● **Work required**: Copy out each line of the data holding "this".

● **Extracted records**:
+===+

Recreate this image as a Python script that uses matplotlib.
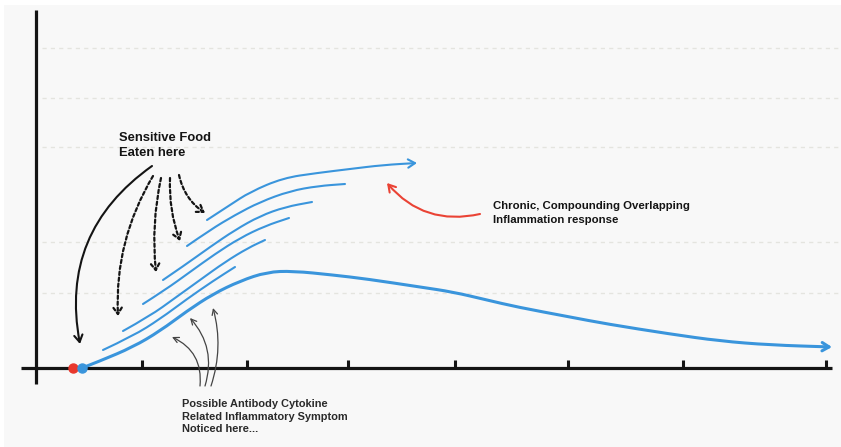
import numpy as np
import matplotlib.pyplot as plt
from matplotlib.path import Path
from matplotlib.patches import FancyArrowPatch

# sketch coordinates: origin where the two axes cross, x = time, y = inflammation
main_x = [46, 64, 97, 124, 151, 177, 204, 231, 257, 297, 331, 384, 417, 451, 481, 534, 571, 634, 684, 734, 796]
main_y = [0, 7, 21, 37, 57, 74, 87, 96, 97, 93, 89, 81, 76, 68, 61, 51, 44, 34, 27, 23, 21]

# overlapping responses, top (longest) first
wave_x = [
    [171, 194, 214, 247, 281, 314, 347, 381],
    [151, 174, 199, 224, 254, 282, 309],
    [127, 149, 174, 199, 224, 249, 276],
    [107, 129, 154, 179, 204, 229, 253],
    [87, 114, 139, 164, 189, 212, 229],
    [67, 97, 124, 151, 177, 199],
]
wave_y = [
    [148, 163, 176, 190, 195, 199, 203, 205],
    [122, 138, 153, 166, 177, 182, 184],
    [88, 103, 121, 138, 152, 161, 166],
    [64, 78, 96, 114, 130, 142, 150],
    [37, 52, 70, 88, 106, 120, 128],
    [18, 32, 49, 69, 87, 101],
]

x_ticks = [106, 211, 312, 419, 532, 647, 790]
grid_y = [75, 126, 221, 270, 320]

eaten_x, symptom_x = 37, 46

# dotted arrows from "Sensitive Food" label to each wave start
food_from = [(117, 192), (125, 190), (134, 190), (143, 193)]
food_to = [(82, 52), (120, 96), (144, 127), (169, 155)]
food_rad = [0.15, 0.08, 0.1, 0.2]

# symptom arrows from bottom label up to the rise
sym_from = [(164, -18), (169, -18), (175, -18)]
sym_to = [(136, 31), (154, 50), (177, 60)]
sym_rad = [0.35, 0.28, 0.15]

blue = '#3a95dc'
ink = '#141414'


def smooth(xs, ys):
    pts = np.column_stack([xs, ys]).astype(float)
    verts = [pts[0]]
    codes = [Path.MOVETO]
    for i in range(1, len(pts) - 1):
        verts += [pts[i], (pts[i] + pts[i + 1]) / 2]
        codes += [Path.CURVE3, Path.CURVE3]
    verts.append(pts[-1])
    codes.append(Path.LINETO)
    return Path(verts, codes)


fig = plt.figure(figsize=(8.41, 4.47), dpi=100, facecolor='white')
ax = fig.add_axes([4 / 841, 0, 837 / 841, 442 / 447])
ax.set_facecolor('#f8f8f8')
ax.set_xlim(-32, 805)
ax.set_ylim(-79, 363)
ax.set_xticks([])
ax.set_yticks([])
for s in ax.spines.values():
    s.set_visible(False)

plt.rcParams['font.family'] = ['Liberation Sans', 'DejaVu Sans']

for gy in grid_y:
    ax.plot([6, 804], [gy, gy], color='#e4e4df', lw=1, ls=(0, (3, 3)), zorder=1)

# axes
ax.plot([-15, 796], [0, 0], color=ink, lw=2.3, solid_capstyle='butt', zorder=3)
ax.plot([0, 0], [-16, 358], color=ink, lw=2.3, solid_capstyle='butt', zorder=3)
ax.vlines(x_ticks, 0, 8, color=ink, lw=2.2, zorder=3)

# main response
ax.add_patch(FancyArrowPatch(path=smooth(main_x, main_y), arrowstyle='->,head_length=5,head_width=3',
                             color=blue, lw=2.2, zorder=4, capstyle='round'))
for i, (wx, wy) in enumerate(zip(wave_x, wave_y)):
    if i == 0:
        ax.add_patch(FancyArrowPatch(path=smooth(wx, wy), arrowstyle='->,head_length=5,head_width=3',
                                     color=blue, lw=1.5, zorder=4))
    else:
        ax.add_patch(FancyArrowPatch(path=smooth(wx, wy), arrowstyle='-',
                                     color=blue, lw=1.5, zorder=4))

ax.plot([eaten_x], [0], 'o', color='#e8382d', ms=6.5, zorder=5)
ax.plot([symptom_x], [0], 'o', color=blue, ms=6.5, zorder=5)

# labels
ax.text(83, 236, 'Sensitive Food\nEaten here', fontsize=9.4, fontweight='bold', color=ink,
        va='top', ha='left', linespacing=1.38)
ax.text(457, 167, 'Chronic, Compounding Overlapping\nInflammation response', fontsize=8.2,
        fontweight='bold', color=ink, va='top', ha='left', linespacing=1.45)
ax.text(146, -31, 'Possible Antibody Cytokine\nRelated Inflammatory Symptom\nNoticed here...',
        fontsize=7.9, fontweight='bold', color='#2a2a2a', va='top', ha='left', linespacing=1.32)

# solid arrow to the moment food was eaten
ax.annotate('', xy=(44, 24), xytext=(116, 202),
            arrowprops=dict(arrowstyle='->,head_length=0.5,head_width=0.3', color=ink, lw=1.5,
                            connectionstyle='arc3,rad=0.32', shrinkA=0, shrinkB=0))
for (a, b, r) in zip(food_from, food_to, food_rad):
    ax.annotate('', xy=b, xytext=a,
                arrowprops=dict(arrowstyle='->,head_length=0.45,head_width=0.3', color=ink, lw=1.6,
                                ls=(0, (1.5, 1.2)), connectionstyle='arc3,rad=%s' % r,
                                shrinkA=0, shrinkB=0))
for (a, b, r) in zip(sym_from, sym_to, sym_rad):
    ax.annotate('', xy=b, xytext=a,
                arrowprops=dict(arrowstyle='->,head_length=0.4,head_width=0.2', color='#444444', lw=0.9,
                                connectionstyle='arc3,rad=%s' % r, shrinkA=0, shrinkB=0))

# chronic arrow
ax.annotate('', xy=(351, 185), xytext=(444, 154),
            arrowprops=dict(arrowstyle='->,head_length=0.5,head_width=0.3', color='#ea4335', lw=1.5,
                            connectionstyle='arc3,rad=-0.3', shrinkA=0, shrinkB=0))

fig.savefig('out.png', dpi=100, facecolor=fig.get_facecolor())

+===+

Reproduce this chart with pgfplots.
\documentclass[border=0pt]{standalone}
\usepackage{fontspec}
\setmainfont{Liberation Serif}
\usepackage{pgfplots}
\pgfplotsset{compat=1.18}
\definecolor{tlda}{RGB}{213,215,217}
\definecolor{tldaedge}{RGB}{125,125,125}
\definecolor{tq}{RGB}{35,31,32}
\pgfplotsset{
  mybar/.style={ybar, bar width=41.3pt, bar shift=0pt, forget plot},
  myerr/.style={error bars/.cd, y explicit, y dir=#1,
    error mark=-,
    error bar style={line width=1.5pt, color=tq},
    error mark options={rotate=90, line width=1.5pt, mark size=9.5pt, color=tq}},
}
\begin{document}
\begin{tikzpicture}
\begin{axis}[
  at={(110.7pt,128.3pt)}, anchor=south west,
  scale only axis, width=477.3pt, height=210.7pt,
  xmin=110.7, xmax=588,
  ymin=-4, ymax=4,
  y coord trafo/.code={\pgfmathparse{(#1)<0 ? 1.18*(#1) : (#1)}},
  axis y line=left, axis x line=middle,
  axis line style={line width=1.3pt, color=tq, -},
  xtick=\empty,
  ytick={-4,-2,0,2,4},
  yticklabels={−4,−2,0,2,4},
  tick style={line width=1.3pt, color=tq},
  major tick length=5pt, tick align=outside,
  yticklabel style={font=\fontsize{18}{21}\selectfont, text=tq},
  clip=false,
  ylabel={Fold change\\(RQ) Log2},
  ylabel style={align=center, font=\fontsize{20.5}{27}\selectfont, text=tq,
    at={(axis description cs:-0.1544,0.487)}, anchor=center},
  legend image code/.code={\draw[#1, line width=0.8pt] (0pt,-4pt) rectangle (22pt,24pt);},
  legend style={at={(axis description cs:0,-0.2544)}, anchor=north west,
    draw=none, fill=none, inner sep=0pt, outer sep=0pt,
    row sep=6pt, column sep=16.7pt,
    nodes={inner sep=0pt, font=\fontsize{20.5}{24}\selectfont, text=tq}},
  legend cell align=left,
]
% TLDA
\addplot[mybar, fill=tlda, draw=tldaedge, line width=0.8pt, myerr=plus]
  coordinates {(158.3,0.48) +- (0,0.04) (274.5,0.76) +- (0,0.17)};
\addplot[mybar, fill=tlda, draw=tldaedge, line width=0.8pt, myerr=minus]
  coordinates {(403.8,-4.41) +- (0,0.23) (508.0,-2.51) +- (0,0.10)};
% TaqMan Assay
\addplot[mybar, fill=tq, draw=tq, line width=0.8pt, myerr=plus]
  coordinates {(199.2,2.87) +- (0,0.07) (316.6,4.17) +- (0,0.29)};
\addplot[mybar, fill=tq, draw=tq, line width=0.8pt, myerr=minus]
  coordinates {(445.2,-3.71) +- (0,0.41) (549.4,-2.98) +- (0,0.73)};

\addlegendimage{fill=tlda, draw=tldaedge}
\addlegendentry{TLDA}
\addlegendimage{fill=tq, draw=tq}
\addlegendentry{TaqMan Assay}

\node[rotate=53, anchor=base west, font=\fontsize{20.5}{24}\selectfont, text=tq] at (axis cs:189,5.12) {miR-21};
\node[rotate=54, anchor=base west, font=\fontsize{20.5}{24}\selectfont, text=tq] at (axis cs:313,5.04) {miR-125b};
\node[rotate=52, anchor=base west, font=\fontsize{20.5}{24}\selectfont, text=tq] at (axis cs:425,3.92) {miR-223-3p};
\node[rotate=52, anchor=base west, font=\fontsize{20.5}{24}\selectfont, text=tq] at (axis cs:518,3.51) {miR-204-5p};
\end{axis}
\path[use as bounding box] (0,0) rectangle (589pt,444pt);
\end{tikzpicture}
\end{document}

+===+

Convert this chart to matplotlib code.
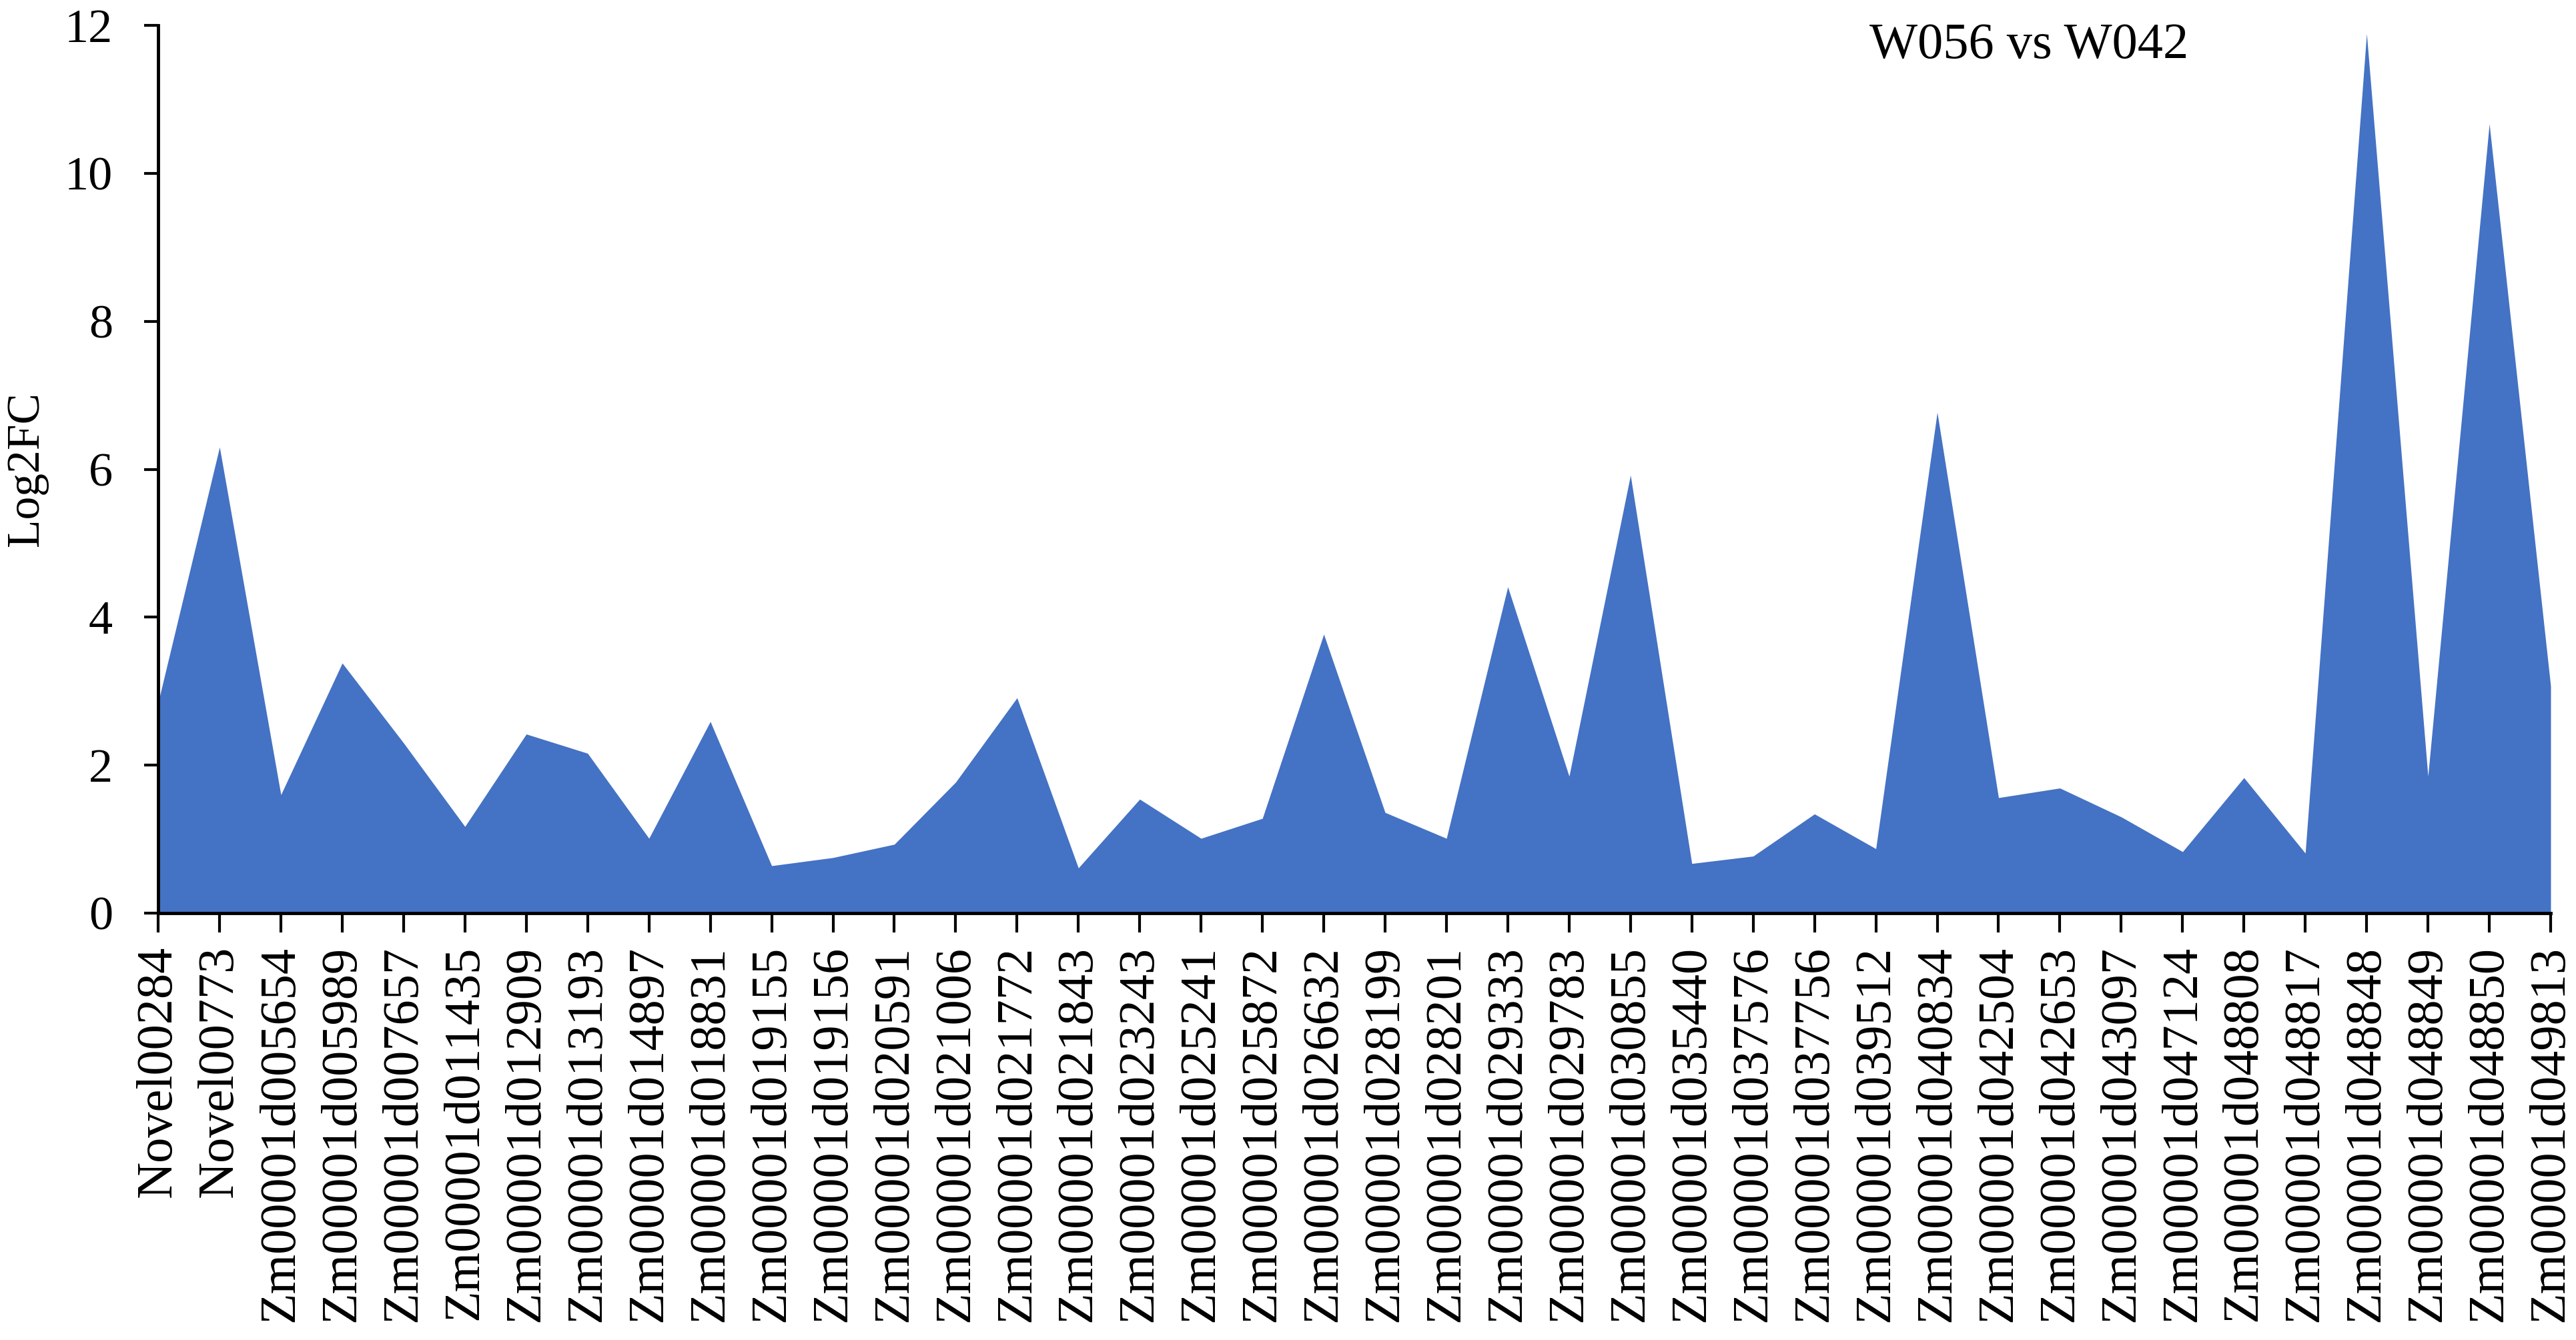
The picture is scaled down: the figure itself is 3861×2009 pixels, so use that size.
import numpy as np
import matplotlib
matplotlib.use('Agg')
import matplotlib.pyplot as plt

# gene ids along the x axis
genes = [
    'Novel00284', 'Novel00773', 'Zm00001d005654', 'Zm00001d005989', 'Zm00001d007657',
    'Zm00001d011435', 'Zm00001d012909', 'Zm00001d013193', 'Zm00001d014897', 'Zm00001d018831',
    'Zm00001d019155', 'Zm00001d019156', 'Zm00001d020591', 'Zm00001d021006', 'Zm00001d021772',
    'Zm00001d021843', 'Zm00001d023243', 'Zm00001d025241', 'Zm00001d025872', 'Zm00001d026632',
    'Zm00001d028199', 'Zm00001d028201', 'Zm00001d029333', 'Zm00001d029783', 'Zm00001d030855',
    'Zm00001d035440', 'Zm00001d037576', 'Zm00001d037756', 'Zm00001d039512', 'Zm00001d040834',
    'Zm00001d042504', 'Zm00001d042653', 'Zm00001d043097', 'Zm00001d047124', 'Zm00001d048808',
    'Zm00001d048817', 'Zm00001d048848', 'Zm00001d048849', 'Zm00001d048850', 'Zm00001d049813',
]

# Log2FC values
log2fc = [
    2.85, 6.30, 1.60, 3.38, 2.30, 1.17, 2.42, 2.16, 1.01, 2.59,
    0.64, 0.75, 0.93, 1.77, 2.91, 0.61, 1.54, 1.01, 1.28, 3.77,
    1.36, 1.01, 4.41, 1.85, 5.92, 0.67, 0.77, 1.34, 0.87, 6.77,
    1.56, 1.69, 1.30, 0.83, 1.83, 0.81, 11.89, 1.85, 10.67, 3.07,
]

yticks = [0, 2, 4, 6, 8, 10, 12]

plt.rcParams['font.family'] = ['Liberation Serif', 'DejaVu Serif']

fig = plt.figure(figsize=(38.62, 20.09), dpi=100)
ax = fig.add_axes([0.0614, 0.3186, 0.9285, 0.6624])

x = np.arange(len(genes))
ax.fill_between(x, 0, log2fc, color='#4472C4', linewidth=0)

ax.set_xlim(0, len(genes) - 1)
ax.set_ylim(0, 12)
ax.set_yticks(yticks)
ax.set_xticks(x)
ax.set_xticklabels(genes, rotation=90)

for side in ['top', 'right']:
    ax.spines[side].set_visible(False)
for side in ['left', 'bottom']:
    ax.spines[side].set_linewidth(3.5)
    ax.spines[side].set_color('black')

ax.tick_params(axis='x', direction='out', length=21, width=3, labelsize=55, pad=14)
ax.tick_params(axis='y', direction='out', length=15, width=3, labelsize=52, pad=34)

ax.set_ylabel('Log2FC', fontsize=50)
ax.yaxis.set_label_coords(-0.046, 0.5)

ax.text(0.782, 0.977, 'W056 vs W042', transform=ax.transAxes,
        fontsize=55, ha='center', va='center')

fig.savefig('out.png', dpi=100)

+===+

● **Result of the task**:
Recreate this image as a Python script that uses matplotlib.
Reproduce this chart with pgfplots.
Convert this chart to matplotlib code.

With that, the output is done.